Une coopération internationale exemplaire
Quelques participants posant avec les Représentants du BCNUDH et du CCPR Centre
Cet atelier a également été un modèle de collaboration entre acteurs internationaux et locaux. La complémentarité entre le CCPR Centre, la FIACAT, le HCDH Afrique Centrale et les bureaux onusiens sur place a été largement saluée par les participants.
« La coopération entre les ONG internationales et le système des Nations Unies est essentielle pour garantir que les voix locales accèdent aux espaces de plaidoyer internationaux », a souligné Asita Schrieb, du HCDH Afrique Centrale. « C’est en unissant nos expertises que nous parvenons à outiller les acteurs de terrain dans des contextes aussi complexes que celui de la RDC. »
Du côté des ONG partenaires, l’approche est également saluée. Eméline Swiderski, représentante de la FiACAT, a participé à la formation en ligne. Elle témoigne : « Nous avons pu apporter notre soutien stratégique. Ce genre d’initiative renforce non seulement les capacités techniques, mais aussi la confiance des défenseurs dans leur légitimité à intervenir dans ces processus internationaux. »
Des défis considérables, mais une volonté partagée
Vue d'ensemble de la salle
Dans un pays confronté à des violations persistantes des droits humains, détentions arbitraires, impunité, restrictions aux libertés fondamentales, violences sexuelles, les enjeux du suivi du PIDCP sont immenses. Le travail qui attend les ONG est colossal : documenter, prioriser, rédiger et défendre. Mais l’élan observé à Kinshasa est porteur d’espoir.
Les ONG congolaises semblent désormais prêtes à faire entendre leur voix de manière structurée et stratégique. La mise en place de coalitions thématiques, adossée à une feuille de route réaliste, ouvre la voie à une participation renforcée au prochain cycle d’examen par le Comité des droits de l’Homme.

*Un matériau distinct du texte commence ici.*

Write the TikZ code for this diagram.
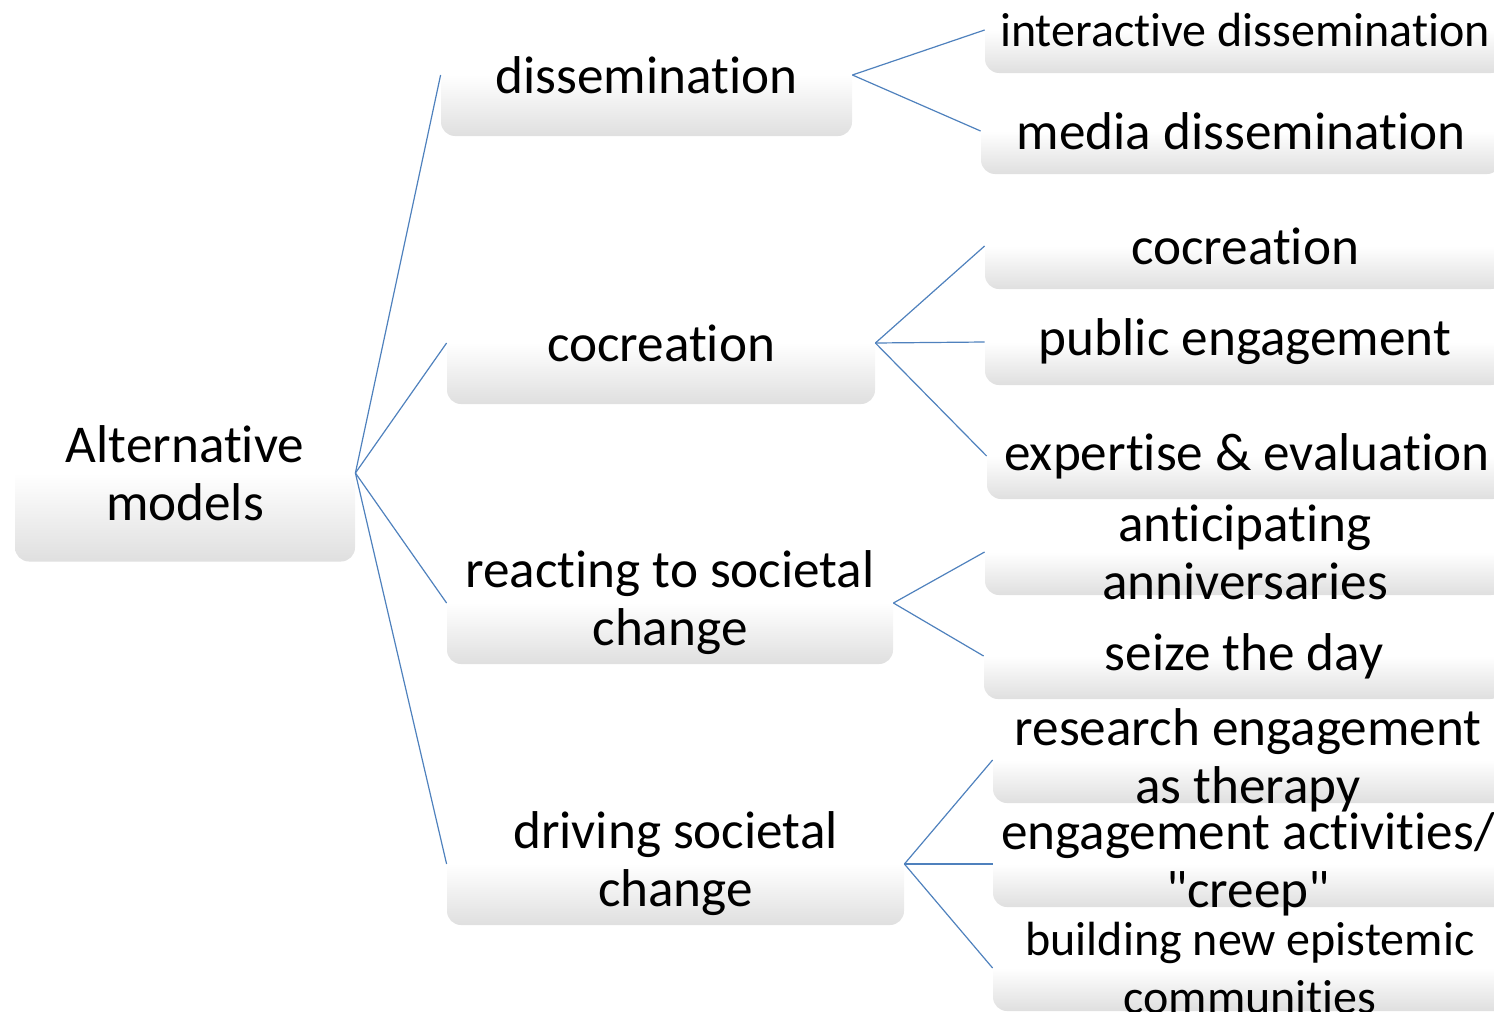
\documentclass[tikz,border=0pt]{standalone}
\usepackage{fontspec}
\setmainfont{Carlito}[Ligatures={TeXOff,CommonOff}]
% keep t and i apart (no ti ligature)
\XeTeXinterchartokenstate=1
\newXeTeXintercharclass\tclass
\newXeTeXintercharclass\iclass
\XeTeXcharclass`t=\tclass
\XeTeXcharclass`i=\iclass
\XeTeXinterchartoks\tclass\iclass={\kern0pt }
\definecolor{linkblue}{HTML}{4F81BD}
\begin{document}
\begin{tikzpicture}[x=0.5pt, y=-0.5pt,
  box/.style={rounded corners=7pt, top color=white, bottom color=gray!25, middle color=white, inner sep=0pt},
  mid/.style={box, minimum height=61pt},
  leaf/.style={box, minimum width=260pt, minimum height=43pt},
  txt/.style={font=\fontsize{26.6}{29}\selectfont, align=center, inner sep=0pt},
  link/.style={linkblue, line width=0.6pt}]
\path[use as bounding box, clip] (0,0) rectangle (1494,1012);

% root
\node[box, minimum width=170pt, minimum height=88.5pt] (root) at (185,473) {};
\node[txt] (root-t) at (root) {Alternative\\models};

% middle column
\node[mid, minimum width=205.5pt] (diss) at (646.5,75) {};
\node[txt] (diss-t) at (diss) {dissemination};
\node[mid, minimum width=214pt] (cocr) at (661,343) {};
\node[txt] (cocr-t) at (cocr) {cocreation};
\node[mid, minimum width=223pt] (react) at (670,603) {};
\node[txt] (react-t) at (react) {reacting to societal\\change};
\node[mid, minimum width=228.5pt] (drive) at (675.5,864) {};
\node[txt] (drive-t) at (drive) {driving societal\\change};

% right column
\node[leaf] (inter) at (1245,30) {};
\node[txt, font=\fontsize{24}{29}\selectfont] (inter-t) at (inter) {interactive dissemination};
\node[leaf] (media) at (1241,131) {};
\node[txt] (media-t) at (media) {media dissemination};
\node[leaf] (cocr2) at (1245,246) {};
\node[txt] (cocr2-t) at (cocr2) {cocreation};
\node[leaf] (public) at (1245,342) {};
\node[txt] (public-t) at (public) {public engagement};
\node[leaf] (expert) at (1247,456) {};
\node[txt] (expert-t) at (expert) {expertise \& evaluation};
\node[leaf] (antic) at (1245,552) {};
\node[txt] (antic-t) at (antic) {anticipating\\anniversaries};
\node[leaf] (seize) at (1244,656) {};
\node[txt] (seize-t) at (seize) {seize the day};
\node[leaf] (therapy) at (1253,760) {};
\node[txt] (therapy-t) at (1248,760) {research engagement\\as therapy};
\node[leaf] (creep) at (1253,864) {};
\node[txt] (creep-t) at (1248,864) {engagement activities/\\"creep"};
\node[leaf] (epist) at (1253,968) {};
\node[txt, font=\fontsize{24}{29}\selectfont] (epist-t) at (1250,968) {building new epistemic\\communities};

% connectors
\draw[link] (root.east) -- (diss.west);
\draw[link] (root.east) -- (cocr.west);
\draw[link] (root.east) -- (react.west);
\draw[link] (root.east) -- (drive.west);
\draw[link] (diss.east) -- (inter.west);
\draw[link] (diss.east) -- (media.west);
\draw[link] (cocr.east) -- (cocr2.west);
\draw[link] (cocr.east) -- (public.west);
\draw[link] (cocr.east) -- (expert.west);
\draw[link] (react.east) -- (antic.west);
\draw[link] (react.east) -- (seize.west);
\draw[link] (drive.east) -- (therapy.west);
\draw[link] (drive.east) -- (creep.west);
\draw[link] (drive.east) -- (epist.west);
\end{tikzpicture}
\end{document}
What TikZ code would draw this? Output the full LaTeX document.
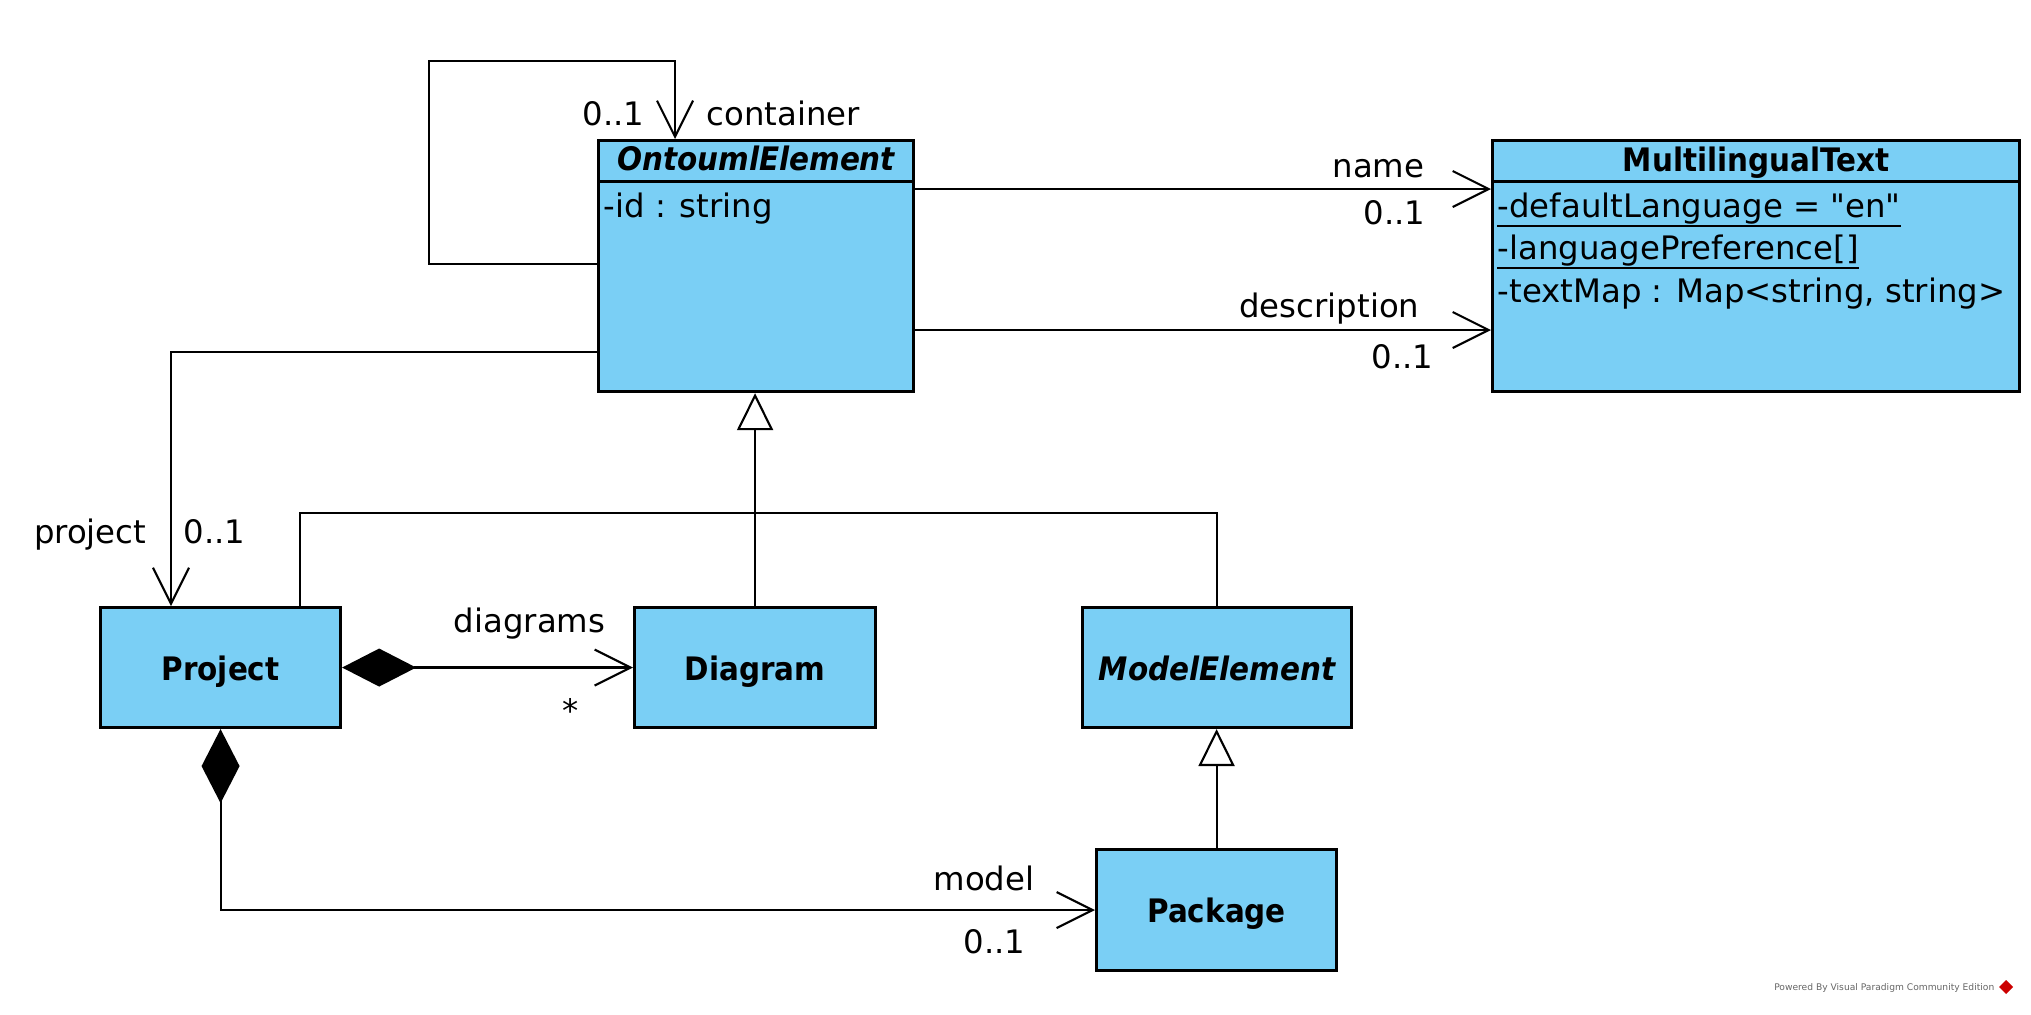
\documentclass[tikz,border=0pt]{standalone}
\usepackage{fontspec}
\setmainfont{DejaVu Sans}[Ligatures=TeXOff]
\newfontfamily\namefont{DejaVu Sans}[FakeStretch=0.91,Ligatures=TeXOff]
\usetikzlibrary{positioning,arrows.meta,calc}
\definecolor{vpblue}{RGB}{122,207,245}

\begin{document}
\begin{tikzpicture}[
		  x=0.01cm, y=-0.01cm,
		  font=\fontsize{9.2}{11}\selectfont,
		  umlclass/.style={draw,line width=0.85pt,fill=vpblue,anchor=north west,inner sep=0pt,
		    font=\fontsize{9.2}{11}\namefont\bfseries,text height=0.73em,text depth=0pt},
		  classname/.style={anchor=base,inner sep=0pt,font=\fontsize{9.2}{11}\namefont\bfseries},
		  attr/.style={anchor=base west,inner sep=0pt},
		  role/.style={inner sep=0pt},
		  assoc/.style={line width=0.6pt,-{Straight Barb[length=3.6mm,width=3.6mm]}},
		  comp/.style={line width=0.6pt,{Diamond[length=7.4mm,width=3.8mm]}-{Straight Barb[length=3.6mm,width=3.6mm]}},
		  gen/.style={line width=0.6pt,-{Triangle[length=3.7mm,width=3.6mm,fill=white]}}
		]
		\useasboundingbox (0,0) rectangle (2031,1014);

		% classes
		\node[umlclass,minimum width=3.15cm,minimum height=2.51cm] (ontouml) at (597,139) {};
		\node[umlclass,minimum width=5.27cm,minimum height=2.51cm] (multi) at (1491,139) {};
		\node[umlclass,minimum width=2.4cm,minimum height=1.2cm] (project) at (99,606) {Project};
		\node[umlclass,minimum width=2.41cm,minimum height=1.2cm] (diagram) at (633,606) {Diagram};
		\node[umlclass,minimum width=2.69cm,minimum height=1.2cm] (modelel) at (1081,606) {\itshape ModelElement};
		\node[umlclass,minimum width=2.4cm,minimum height=1.21cm] (package) at (1095,848) {Package};

		\draw[line width=0.85pt] ($(ontouml.north west)+(0,42)$) -- ($(ontouml.north east)+(0,42)$);
		\draw[line width=0.85pt] ($(multi.north west)+(0,42)$) -- ($(multi.north east)+(0,42)$);
		\node[classname,font=\fontsize{9.2}{11}\namefont\bfseries\itshape] (ontoumlname) at ($(ontouml.north)+(0,31)$) {OntoumlElement};
		\node[attr] (ontoumlid) at ($(ontouml.north west)+(6,78)$) {-id : string};
		\node[classname] (multiname) at ($(multi.north)+(0,32)$) {MultilingualText};
		\node[attr] (multilang) at ($(multi.north west)+(6,78)$) {-defaultLanguage = "en"};
		\node[attr] (multipref) at ($(multi.north west)+(6,120)$) {-languagePreference[]};
		\node[attr] (multimap) at ($(multi.north west)+(6,163)$) {-textMap : Map<string, string>};
		% static attributes are underlined
		\draw[line width=0.75pt] ($(multilang.base west)+(0,9)$) -- ($(multilang.base east)+(0,9)$);
		\draw[line width=0.75pt] ($(multipref.base west)+(0,9)$) -- ($(multipref.base east)+(0,9)$);

		% associations
		\coordinate (loopa) at ($(ontouml.north west)+(0,125)$);
		\coordinate (loopb) at ($(ontouml.north west)+(78,0)$);
		\draw[assoc] (loopa) -| (429,61) -| (loopb);
		\node[role,anchor=base east] (containermult) at (645,125) {0..1};
		\node[role,anchor=base west] (containerrole) at (706,125) {container};

		\draw[assoc] ($(ontouml.north east)+(0,50)$) -- ($(multi.north west)+(0,50)$);
		\node[role,anchor=base east] (namerole) at (1425,177) {name};
		\node[role,anchor=base east] (namemult) at (1426,224) {0..1};
		\draw[assoc] ($(ontouml.north east)+(0,191)$) -- ($(multi.north west)+(0,191)$);
		\node[role,anchor=base east] (descrole) at (1420,317) {description};
		\node[role,anchor=base east] (descmult) at (1434,368) {0..1};

		\draw[assoc] ($(ontouml.north west)+(0,213)$) -| ($(project.north west)+(72,0)$);
		\node[role,anchor=base east] (projectrole) at (147,543) {project};
		\node[role,anchor=base west] (projectmult) at (183,543) {0..1};

		% generalizations
		\draw[gen] (diagram.north) -- (diagram.north |- ontouml.south);
		\draw[line width=0.6pt] ($(project.north west)+(201,0)$) |- ($(modelel.north)+(0,-93)$) -- (modelel.north);
		\draw[gen] (package.north) -- (package.north |- modelel.south);

		% compositions
		\draw[comp] (project.east) -- (diagram.west);
		\node[role,anchor=base east] (diagramsrole) at (606,632) {diagrams};
		\node[role,anchor=base] (diagramsmult) at (571,722) {*};
		\draw[comp] (project.south) |- (package.west);
		\node[role,anchor=base east] (modelrole) at (1035,890) {model};
		\node[role,anchor=base east] (modelmult) at (1026,953) {0..1};

		\node[anchor=base east,inner sep=0pt,text=black!60,font=\fontsize{2.6}{3}\selectfont] (vpmark) at (1995,990) {Powered By Visual Paradigm Community Edition};
		\fill[red!80!black] (2006,980) -- (2013,987) -- (2006,994) -- (1999,987) -- cycle;
		\end{tikzpicture}
\end{document}
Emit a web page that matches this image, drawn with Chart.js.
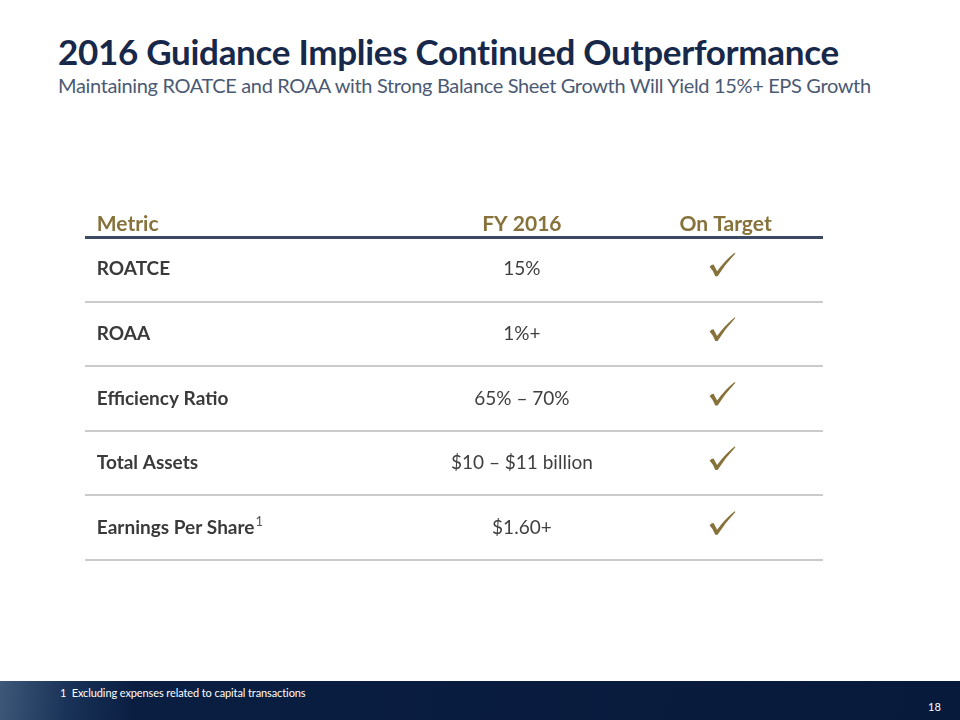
<!DOCTYPE html>
<html>
<head>
<meta charset="utf-8">
<script src="https://cdn.jsdelivr.net/npm/chart.js@4.4.1/dist/chart.umd.min.js"></script>
<style>
  html, body { margin: 0; padding: 0; background: #ffffff; }
  body { width: 960px; height: 720px; position: relative; overflow: hidden; font-family: Lato, "Open Sans", sans-serif; }
  #title { position: absolute; left: 58px; top: 30px; font-size: 35px; font-weight: 700; color: #18284a; white-space: nowrap; letter-spacing: -0.3px; }
  #subtitle { position: absolute; left: 58px; top: 73px; font-size: 20px; font-weight: 400; color: #4b5a74; white-space: nowrap; letter-spacing: -0.35px; }
  #chart { position: absolute; left: 0; top: 0; }
  #footer { position: absolute; left: 0; top: 681px; width: 960px; height: 39px;
    background: linear-gradient(95deg, #3d5879 0%, #1a3358 7%, #0a1e42 14%, #071a3b 100%); }
  #footnote { position: absolute; left: 60px; top: 5px; font-size: 11px; color: #ffffff; white-space: nowrap; letter-spacing: -0.1px; }
  #page { position: absolute; left: 928px; top: 19px; font-size: 11px; color: #ffffff; }
</style>
</head>
<body>
<div id="title">2016 Guidance Implies Continued Outperformance</div>
<div id="subtitle">Maintaining ROATCE and ROAA with Strong Balance Sheet Growth Will Yield 15%+ EPS Growth</div>
<canvas id="chart" width="960" height="720"></canvas>
<div id="footer"><div id="footnote">1&nbsp;&nbsp;Excluding expenses related to capital transactions</div><div id="page">18</div></div>
<script>
// ---- data ----
const columns = ['Metric', 'FY 2016', 'On Target'];
const metrics = ['ROATCE', 'ROAA', 'Efficiency Ratio', 'Total Assets', 'Earnings Per Share'];
const fy2016 = ['15%', '1%+', '65% – 70%', '$10 – $11 billion', '$1.60+'];
const onTarget = [true, true, true, true, true];
const footnoteMarks = ['', '', '', '', '1'];

// ---- layout (not data) ----
const colAnchor = [0.016, 0.592, 0.868];   // fraction of table width
const GOLD = '#86723a';

const tablePlugin = {
  id: 'tableText',
  afterDraw(chart) {
    const ctx = chart.ctx;
    const xs = chart.scales.x, ys = chart.scales.y;
    const colX = colAnchor.map(f => xs.getPixelForValue(f));
    ctx.save();
    // header
    const hy = ys.getPixelForValue(-0.2);
    ctx.fillStyle = GOLD;
    ctx.font = '700 21px Lato';
    ctx.textBaseline = 'middle';
    ctx.textAlign = 'left';
    ctx.fillText(columns[0], colX[0], hy);
    ctx.textAlign = 'center';
    ctx.fillText(columns[1], colX[1], hy);
    ctx.fillText(columns[2], colX[2], hy);
    // rows
    metrics.forEach((m, i) => {
      const y = ys.getPixelForValue(i + 0.5);
      ctx.textAlign = 'left';
      ctx.fillStyle = '#3a3a3a';
      ctx.font = '700 19px Lato';
      ctx.fillText(m, colX[0], y);
      if (footnoteMarks[i]) {
        const w = ctx.measureText(m).width;
        ctx.font = '400 13px Lato';
        ctx.fillStyle = '#555555';
        ctx.fillText(footnoteMarks[i], colX[0] + w + 1, y - 6);
      }
      ctx.textAlign = 'center';
      ctx.fillStyle = '#3f3f3f';
      ctx.font = '400 19px Lato';
      ctx.fillText(fy2016[i], colX[1], y);
      if (onTarget[i]) {
        const cx = colX[2] - 3.5, cy = y - 5;
        ctx.fillStyle = GOLD;
        ctx.beginPath();
        ctx.moveTo(cx - 12.5, cy + 2.5);
        ctx.quadraticCurveTo(cx - 10.5, cy + 0.2, cx - 8.5, cy + 0.3);
        ctx.lineTo(cx - 5, cy + 7);
        ctx.quadraticCurveTo(cx + 3, cy - 4, cx + 12.5, cy - 11.5);
        ctx.lineTo(cx + 13.3, cy - 10.8);
        ctx.quadraticCurveTo(cx + 3, cy + 0, cx - 4.5, cy + 12);
        ctx.lineTo(cx - 6.8, cy + 12);
        ctx.quadraticCurveTo(cx - 9, cy + 6, cx - 12.5, cy + 2.5);
        ctx.closePath();
        ctx.fill();
      }
    });
    ctx.restore();
  }
};

new Chart(document.getElementById('chart'), {
  type: 'scatter',
  data: { datasets: [{ data: [], pointRadius: 0 }] },
  options: {
    responsive: false,
    animation: false,
    layout: { padding: { left: 85, right: 137, top: 237, bottom: 160 } },
    plugins: { legend: { display: false }, tooltip: { enabled: false }, title: { display: false } },
    scales: {
      x: { type: 'linear', min: 0, max: 1, display: false },
      y: {
        type: 'linear', min: 0, max: metrics.length, reverse: true,
        ticks: { display: false, stepSize: 1 },
        border: { display: false },
        grid: {
          drawTicks: false,
          color: c => c.tick.value === 0 ? '#3c4b63' : '#cbcbcb',
          lineWidth: c => c.tick.value === 0 ? 3 : 2
        }
      }
    }
  },
  plugins: [tablePlugin]
});
</script>
</body>
</html>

Une dynamique à pérenniser pour une société civile actrice du changement
Quelques personnes ressources du BCNUDH présentes à l'atelier
Une dynamique à pérenniser pour une société civile actrice du changement
L’atelier de Kinshasa n’a pas seulement permis de transmettre des compétences techniques : il a initié un mouvement. En dotant les organisations congolaises d’outils concrets, d’un calendrier structuré et d’un espace de collaboration, il a semé les graines d’une action collective capable d’influencer les politiques nationales à travers les mécanismes internationaux. Cette dynamique ne demande qu’à être entretenue. Le défi, désormais, est de transformer cet élan ponctuel en un engagement durable et coordonné, où la société civile congolaise s’impose comme un acteur incontournable du dialogue sur les droits humains, aussi bien sur la scène nationale qu’au sein des instances onusiennes.